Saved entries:
• • • •

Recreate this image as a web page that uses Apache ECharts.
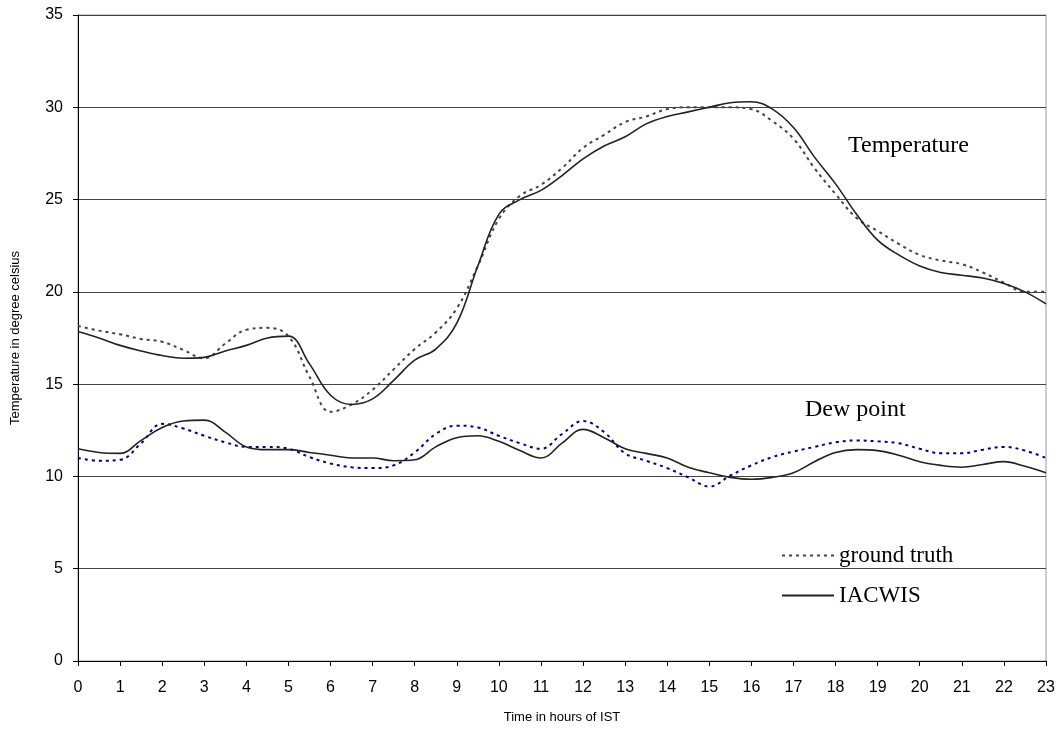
<!DOCTYPE html>
<html>
<head>
<meta charset="utf-8">
<script src="https://cdn.jsdelivr.net/npm/echarts@6/dist/echarts.min.js"></script>
<style>
  html, body { margin: 0; padding: 0; background: #fff; }
  #main { width: 1063px; height: 729px; }
</style>
</head>
<body>
<div id="main"></div>
<script>
// half-hour steps, 0 .. 23
var hours = [];
for (var h = 0; h <= 46; h++) hours.push(h / 2);

var tempIacwis = [17.85, 17.5, 17.1, 16.8, 16.55, 16.4, 16.45, 16.8, 17.1, 17.5, 17.6, 16.1, 14.4, 13.9,
  14.2, 15.2, 16.3, 16.9, 18.3, 21.4, 24.2, 25.0, 25.5, 26.3, 27.2, 27.9, 28.4, 29.1, 29.5, 29.75,
  30.0, 30.25, 30.3, 29.9, 28.9, 27.3, 25.85, 24.2, 22.8, 22.0, 21.4, 21.05, 20.9, 20.75, 20.45, 20.0, 19.35];
var tempTruth = [18.15, 17.9, 17.7, 17.45, 17.3, 16.85, 16.4, 17.2, 17.95, 18.05, 17.6, 15.4, 13.5, 13.9,
  14.7, 15.8, 16.9, 17.8, 19.1, 21.4, 23.95, 25.2, 25.8, 26.7, 27.8, 28.5, 29.2, 29.5, 29.9, 30.0,
  30.0, 30.0, 29.9, 29.25, 28.3, 26.7, 25.3, 24.0, 23.3, 22.6, 22.0, 21.7, 21.5, 21.05, 20.5, 20.0, 20.0];
var dewIacwis = [11.5, 11.3, 11.25, 11.95, 12.65, 13.0, 13.05, 12.4, 11.6, 11.45, 11.45, 11.3, 11.15, 11.0,
  11.0, 10.85, 10.9, 11.6, 12.1, 12.2, 11.9, 11.4, 11.0, 11.8, 12.55, 12.1, 11.5, 11.25, 11.0, 10.5,
  10.2, 9.95, 9.85, 9.95, 10.2, 10.8, 11.3, 11.45, 11.4, 11.15, 10.8, 10.6, 10.5, 10.65, 10.8, 10.55, 10.2];
var dewTruth = [11.0, 10.85, 10.9, 11.8, 12.85, 12.6, 12.2, 11.85, 11.6, 11.6, 11.5, 11.05, 10.7, 10.5,
  10.45, 10.6, 11.3, 12.3, 12.75, 12.65, 12.2, 11.8, 11.5, 12.3, 13.0, 12.4, 11.25, 10.85, 10.45, 9.95,
  9.45, 10.05, 10.6, 11.05, 11.35, 11.6, 11.85, 11.95, 11.9, 11.8, 11.5, 11.25, 11.25, 11.45, 11.6, 11.4, 11.0];

function pairs(vals) {
  return hours.map(function (x, i) { return [x, vals[i]]; });
}

var chartDom = document.getElementById('main');
var myChart = echarts.init(chartDom, null, { renderer: 'canvas' });

var option = {
  animation: false,
  backgroundColor: '#fff',
  grid: {
    left: 78, right: 17, top: 15, bottom: 68,
    outerBoundsMode: 'none', containLabel: false,
    show: true, borderColor: '#999', borderWidth: 1
  },
  legend: {
    data: ['ground truth', 'IACWIS'],
    orient: 'vertical',
    left: 776, top: 539,
    itemWidth: 52, itemHeight: 14, itemGap: 17,
    itemStyle: { opacity: 0 },
    textStyle: { fontFamily: 'Liberation Serif', fontSize: 23, color: '#000' }
  },
  xAxis: {
    type: 'value', min: 0, max: 23, interval: 1,
    name: 'Time in hours of IST', nameLocation: 'middle', nameGap: 50,
    nameTextStyle: { fontFamily: 'Liberation Sans', fontSize: 13, color: '#000' },
    axisLine: { lineStyle: { color: '#000', width: 1 } },
    axisTick: { length: 5, lineStyle: { color: '#000' } },
    axisLabel: { fontFamily: 'Liberation Sans', fontSize: 16, color: '#000', margin: 19 },
    splitLine: { show: false }
  },
  yAxis: {
    type: 'value', min: 0, max: 35, interval: 5,
    name: 'Temperature in degree celsius', nameLocation: 'middle', nameGap: 56,
    nameTextStyle: { fontFamily: 'Liberation Sans', fontSize: 13, color: '#000' },
    axisLine: { show: true, lineStyle: { color: '#000', width: 1 } },
    axisTick: { show: true, length: 5, lineStyle: { color: '#000' } },
    axisLabel: { fontFamily: 'Liberation Sans', fontSize: 16, color: '#000', margin: 15 },
    splitLine: { show: true, lineStyle: { color: '#444', width: 1 } }
  },
  graphic: [
    { type: 'text', left: 848, top: 134,
      style: { text: 'Temperature', font: '24px "Liberation Serif"', fill: '#000' } },
    { type: 'text', left: 805, top: 398,
      style: { text: 'Dew point', font: '24px "Liberation Serif"', fill: '#000' } }
  ],
  series: [
    {
      name: 'ground truth', type: 'line', smooth: 0.4, symbol: 'none',
      data: pairs(tempTruth),
      lineStyle: { color: '#444', width: 2, type: [3, 4] }, itemStyle: { color: '#444' }
    },
    {
      name: 'IACWIS', type: 'line', smooth: 0.4, symbol: 'none',
      data: pairs(tempIacwis),
      lineStyle: { color: '#222', width: 1.6 }, itemStyle: { color: '#222' }
    },
    {
      name: 'ground truth', type: 'line', smooth: 0.4, symbol: 'none',
      data: pairs(dewTruth),
      lineStyle: { color: '#000080', width: 2, type: [3, 4] }, itemStyle: { color: '#000080' }
    },
    {
      name: 'IACWIS', type: 'line', smooth: 0.4, symbol: 'none',
      data: pairs(dewIacwis),
      lineStyle: { color: '#222', width: 1.6 }, itemStyle: { color: '#222' }
    }
  ]
};

myChart.setOption(option);
</script>
</body>
</html>
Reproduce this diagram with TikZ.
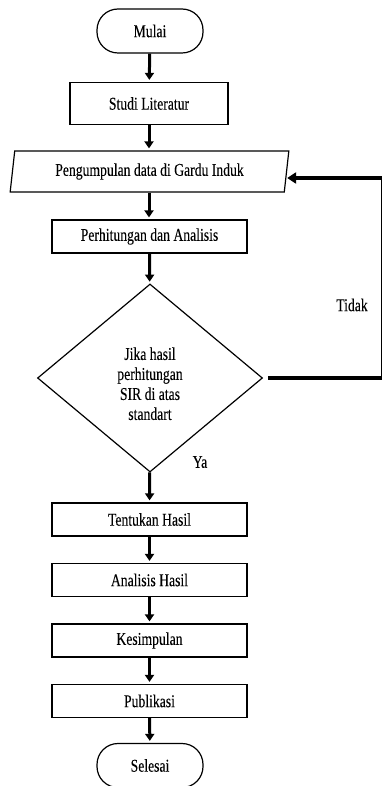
\documentclass[tikz,border=0pt]{standalone}
\usepackage{fontspec}
\setmainfont{Liberation Serif}[FakeStretch=0.76, FakeBold=0.1]
\usetikzlibrary{shapes.geometric, arrows.meta}

\begin{document}
\begin{tikzpicture}[x=1pt, y=-1pt,
  font=\fontsize{18}{20}\selectfont,
  terminal/.style={draw, line width=1.2pt, rounded corners=21pt, minimum width=106pt, minimum height=44pt, inner sep=0pt},
  proses/.style={draw, line width=1.2pt, minimum width=195pt, minimum height=33pt, inner sep=0pt},
  masukan/.style={draw, line width=1.2pt, trapezium, trapezium left angle=79, trapezium right angle=101,
    trapezium stretches=true, minimum width=279pt, minimum height=41pt, inner sep=0pt},
  keputusan/.style={draw, line width=1.2pt, diamond, minimum width=225pt, minimum height=188pt, inner sep=0pt, align=center},
  panah/.style={-{Triangle[width=9pt, length=7pt]}, line width=3pt, shorten >=2pt},
  balik/.style={-{Triangle[width=11pt, length=9pt]}, line width=3.5pt}]

\useasboundingbox (0,0) rectangle (382,786);

% Flow nodes
\node[terminal] (mulai) at (150,31) {Mulai};
\node[proses, minimum width=158pt, minimum height=42pt] (studi) at (149,103.5) {Studi Literatur};
\node[masukan] (data) at (149.5,171.5) {Pengumpulan data di Gardu Induk};
\node[proses] (hitung) at (149.5,236.5) {Perhitungan dan Analisis};
\node[keputusan] (kep) at (150,378) {\\[4pt]Jika hasil\\perhitungan\\SIR di atas\\standart};
\node[proses] (tentukan) at (149.5,519.5) {Tentukan Hasil};
\node[proses] (analisis) at (149.5,580) {Analisis Hasil};
\node[proses] (simpul) at (149.5,640.5) {Kesimpulan};
\node[proses] (publikasi) at (149.5,701) {Publikasi};
\node[terminal] (selesai) at (150,765.5) {Selesai};

% Main arrows
\draw[panah] (mulai) -- (studi);
\draw[panah] (studi) -- (studi |- data.north);
\draw[panah] (studi |- data.south) -- (studi |- hitung.north);
\draw[panah] (hitung) -- (kep);
\draw[panah] (kep) -- (tentukan);
\draw[panah] (tentukan) -- (analisis);
\draw[panah] (analisis) -- (simpul);
\draw[panah] (simpul) -- (publikasi);
\draw[panah] (publikasi) -- (selesai);

% Loop back (Tidak)
\coordinate (pojok) at (383.2,178);
\draw[balik] ([xshift=5pt]kep.east) -| (pojok) -- (data.east |- pojok);

% Labels
\node (ya) at (200,462) {Ya};
\node (tidak) at (352,305) {Tidak};

\end{tikzpicture}
\end{document}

• • • •

▶ **TASK INSTRUCTIONS**: Make an exact copy of the lines from the one holding "Reproduce this diagram with TikZ." through the one holding "(0,0) rectangle (382,786);", end lines included, without the pictures.

▶ **ANSWER TO THIS PROBLEM**:
Reproduce this diagram with TikZ.
\documentclass[tikz,border=0pt]{standalone}
\usepackage{fontspec}
\setmainfont{Liberation Serif}[FakeStretch=0.76, FakeBold=0.1]
\usetikzlibrary{shapes.geometric, arrows.meta}

\begin{document}
\begin{tikzpicture}[x=1pt, y=-1pt,
  font=\fontsize{18}{20}\selectfont,
  terminal/.style={draw, line width=1.2pt, rounded corners=21pt, minimum width=106pt, minimum height=44pt, inner sep=0pt},
  proses/.style={draw, line width=1.2pt, minimum width=195pt, minimum height=33pt, inner sep=0pt},
  masukan/.style={draw, line width=1.2pt, trapezium, trapezium left angle=79, trapezium right angle=101,
    trapezium stretches=true, minimum width=279pt, minimum height=41pt, inner sep=0pt},
  keputusan/.style={draw, line width=1.2pt, diamond, minimum width=225pt, minimum height=188pt, inner sep=0pt, align=center},
  panah/.style={-{Triangle[width=9pt, length=7pt]}, line width=3pt, shorten >=2pt},
  balik/.style={-{Triangle[width=11pt, length=9pt]}, line width=3.5pt}]

\useasboundingbox (0,0) rectangle (382,786);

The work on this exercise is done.